++++ Data section ++++

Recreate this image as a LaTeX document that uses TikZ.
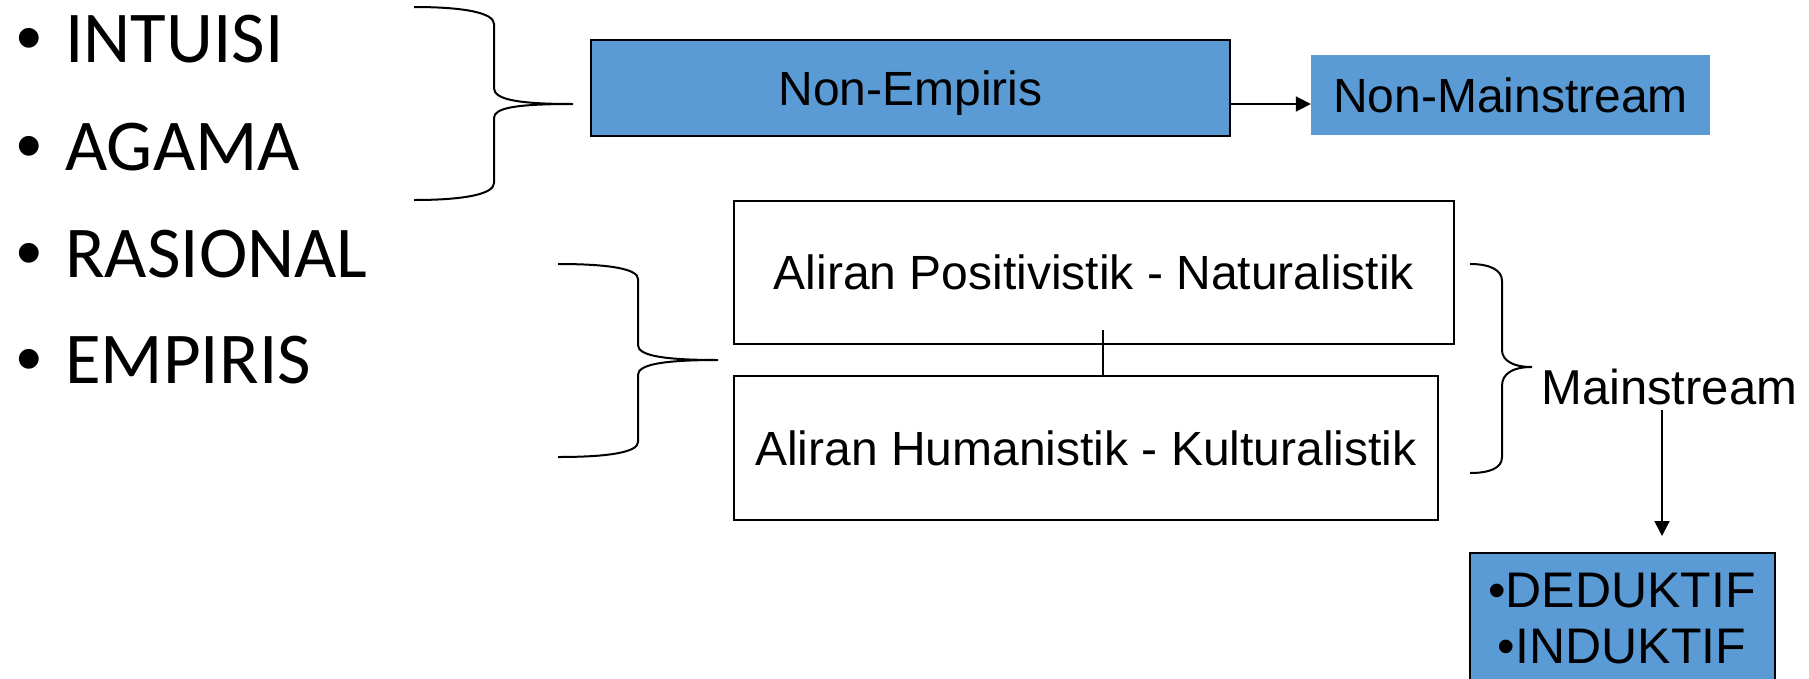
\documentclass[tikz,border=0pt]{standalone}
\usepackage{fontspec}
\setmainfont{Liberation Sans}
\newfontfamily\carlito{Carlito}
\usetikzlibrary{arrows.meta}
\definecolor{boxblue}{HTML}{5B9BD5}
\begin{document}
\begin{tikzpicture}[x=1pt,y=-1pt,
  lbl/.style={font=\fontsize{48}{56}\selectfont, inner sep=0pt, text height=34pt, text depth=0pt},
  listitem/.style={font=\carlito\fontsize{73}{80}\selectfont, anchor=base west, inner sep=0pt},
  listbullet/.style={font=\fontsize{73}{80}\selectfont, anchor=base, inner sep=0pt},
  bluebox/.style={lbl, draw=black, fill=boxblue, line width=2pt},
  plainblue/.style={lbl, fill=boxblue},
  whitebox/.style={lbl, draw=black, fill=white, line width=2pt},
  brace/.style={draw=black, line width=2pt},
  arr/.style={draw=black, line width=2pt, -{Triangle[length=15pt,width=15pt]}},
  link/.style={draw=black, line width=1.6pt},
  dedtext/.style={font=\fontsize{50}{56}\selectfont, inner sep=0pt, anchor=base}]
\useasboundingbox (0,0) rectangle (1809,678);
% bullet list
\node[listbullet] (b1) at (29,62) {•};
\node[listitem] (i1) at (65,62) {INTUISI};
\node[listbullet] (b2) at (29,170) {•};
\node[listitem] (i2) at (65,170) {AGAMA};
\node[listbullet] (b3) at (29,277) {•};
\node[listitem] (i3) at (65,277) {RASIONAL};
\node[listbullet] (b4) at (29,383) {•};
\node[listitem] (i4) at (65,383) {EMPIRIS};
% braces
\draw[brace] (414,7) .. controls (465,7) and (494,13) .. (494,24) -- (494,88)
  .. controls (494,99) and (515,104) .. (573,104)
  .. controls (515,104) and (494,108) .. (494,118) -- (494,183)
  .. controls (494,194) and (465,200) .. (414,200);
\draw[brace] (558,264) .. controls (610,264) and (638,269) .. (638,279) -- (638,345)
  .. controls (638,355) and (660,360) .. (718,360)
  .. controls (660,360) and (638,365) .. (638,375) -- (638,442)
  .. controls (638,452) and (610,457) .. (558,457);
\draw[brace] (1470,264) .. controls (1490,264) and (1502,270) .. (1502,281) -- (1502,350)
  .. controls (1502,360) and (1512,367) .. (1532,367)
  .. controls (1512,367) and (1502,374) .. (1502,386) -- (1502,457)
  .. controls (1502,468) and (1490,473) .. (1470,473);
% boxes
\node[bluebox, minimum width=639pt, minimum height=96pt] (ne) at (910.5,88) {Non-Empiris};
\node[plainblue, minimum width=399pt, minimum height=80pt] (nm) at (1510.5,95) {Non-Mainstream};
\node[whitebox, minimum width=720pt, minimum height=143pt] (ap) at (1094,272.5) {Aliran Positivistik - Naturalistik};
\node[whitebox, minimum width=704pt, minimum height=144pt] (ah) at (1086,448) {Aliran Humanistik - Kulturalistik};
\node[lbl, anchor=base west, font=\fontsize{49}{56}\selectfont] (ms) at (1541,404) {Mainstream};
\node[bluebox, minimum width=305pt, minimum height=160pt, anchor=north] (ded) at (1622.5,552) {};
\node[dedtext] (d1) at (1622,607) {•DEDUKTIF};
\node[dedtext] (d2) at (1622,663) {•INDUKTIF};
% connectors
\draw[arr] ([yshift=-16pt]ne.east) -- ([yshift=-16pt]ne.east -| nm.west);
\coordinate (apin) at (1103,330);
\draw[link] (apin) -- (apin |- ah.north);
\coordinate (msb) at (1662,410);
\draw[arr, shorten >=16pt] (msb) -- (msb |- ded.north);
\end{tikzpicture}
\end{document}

++++

*Stated goal*
Restate the data above exactly, stripping out each image.

*Solution to this task*
Recreate this image as a LaTeX document that uses TikZ.
\documentclass[tikz,border=0pt]{standalone}
\usepackage{fontspec}
\setmainfont{Liberation Sans}
\newfontfamily\carlito{Carlito}
\usetikzlibrary{arrows.meta}
\definecolor{boxblue}{HTML}{5B9BD5}
\begin{document}
\begin{tikzpicture}[x=1pt,y=-1pt,
  lbl/.style={font=\fontsize{48}{56}\selectfont, inner sep=0pt, text height=34pt, text depth=0pt},
  listitem/.style={font=\carlito\fontsize{73}{80}\selectfont, anchor=base west, inner sep=0pt},
  listbullet/.style={font=\fontsize{73}{80}\selectfont, anchor=base, inner sep=0pt},
  bluebox/.style={lbl, draw=black, fill=boxblue, line width=2pt},
  plainblue/.style={lbl, fill=boxblue},
  whitebox/.style={lbl, draw=black, fill=white, line width=2pt},
  brace/.style={draw=black, line width=2pt},
  arr/.style={draw=black, line width=2pt, -{Triangle[length=15pt,width=15pt]}},
  link/.style={draw=black, line width=1.6pt},
  dedtext/.style={font=\fontsize{50}{56}\selectfont, inner sep=0pt, anchor=base}]
\useasboundingbox (0,0) rectangle (1809,678);
% bullet list
\node[listbullet] (b1) at (29,62) {•};
\node[listitem] (i1) at (65,62) {INTUISI};
\node[listbullet] (b2) at (29,170) {•};
\node[listitem] (i2) at (65,170) {AGAMA};
\node[listbullet] (b3) at (29,277) {•};
\node[listitem] (i3) at (65,277) {RASIONAL};
\node[listbullet] (b4) at (29,383) {•};
\node[listitem] (i4) at (65,383) {EMPIRIS};
% braces
\draw[brace] (414,7) .. controls (465,7) and (494,13) .. (494,24) -- (494,88)
  .. controls (494,99) and (515,104) .. (573,104)
  .. controls (515,104) and (494,108) .. (494,118) -- (494,183)
  .. controls (494,194) and (465,200) .. (414,200);
\draw[brace] (558,264) .. controls (610,264) and (638,269) .. (638,279) -- (638,345)
  .. controls (638,355) and (660,360) .. (718,360)
  .. controls (660,360) and (638,365) .. (638,375) -- (638,442)
  .. controls (638,452) and (610,457) .. (558,457);
\draw[brace] (1470,264) .. controls (1490,264) and (1502,270) .. (1502,281) -- (1502,350)
  .. controls (1502,360) and (1512,367) .. (1532,367)
  .. controls (1512,367) and (1502,374) .. (1502,386) -- (1502,457)
  .. controls (1502,468) and (1490,473) .. (1470,473);
% boxes
\node[bluebox, minimum width=639pt, minimum height=96pt] (ne) at (910.5,88) {Non-Empiris};
\node[plainblue, minimum width=399pt, minimum height=80pt] (nm) at (1510.5,95) {Non-Mainstream};
\node[whitebox, minimum width=720pt, minimum height=143pt] (ap) at (1094,272.5) {Aliran Positivistik - Naturalistik};
\node[whitebox, minimum width=704pt, minimum height=144pt] (ah) at (1086,448) {Aliran Humanistik - Kulturalistik};
\node[lbl, anchor=base west, font=\fontsize{49}{56}\selectfont] (ms) at (1541,404) {Mainstream};
\node[bluebox, minimum width=305pt, minimum height=160pt, anchor=north] (ded) at (1622.5,552) {};
\node[dedtext] (d1) at (1622,607) {•DEDUKTIF};
\node[dedtext] (d2) at (1622,663) {•INDUKTIF};
% connectors
\draw[arr] ([yshift=-16pt]ne.east) -- ([yshift=-16pt]ne.east -| nm.west);
\coordinate (apin) at (1103,330);
\draw[link] (apin) -- (apin |- ah.north);
\coordinate (msb) at (1662,410);
\draw[arr, shorten >=16pt] (msb) -- (msb |- ded.north);
\end{tikzpicture}
\end{document}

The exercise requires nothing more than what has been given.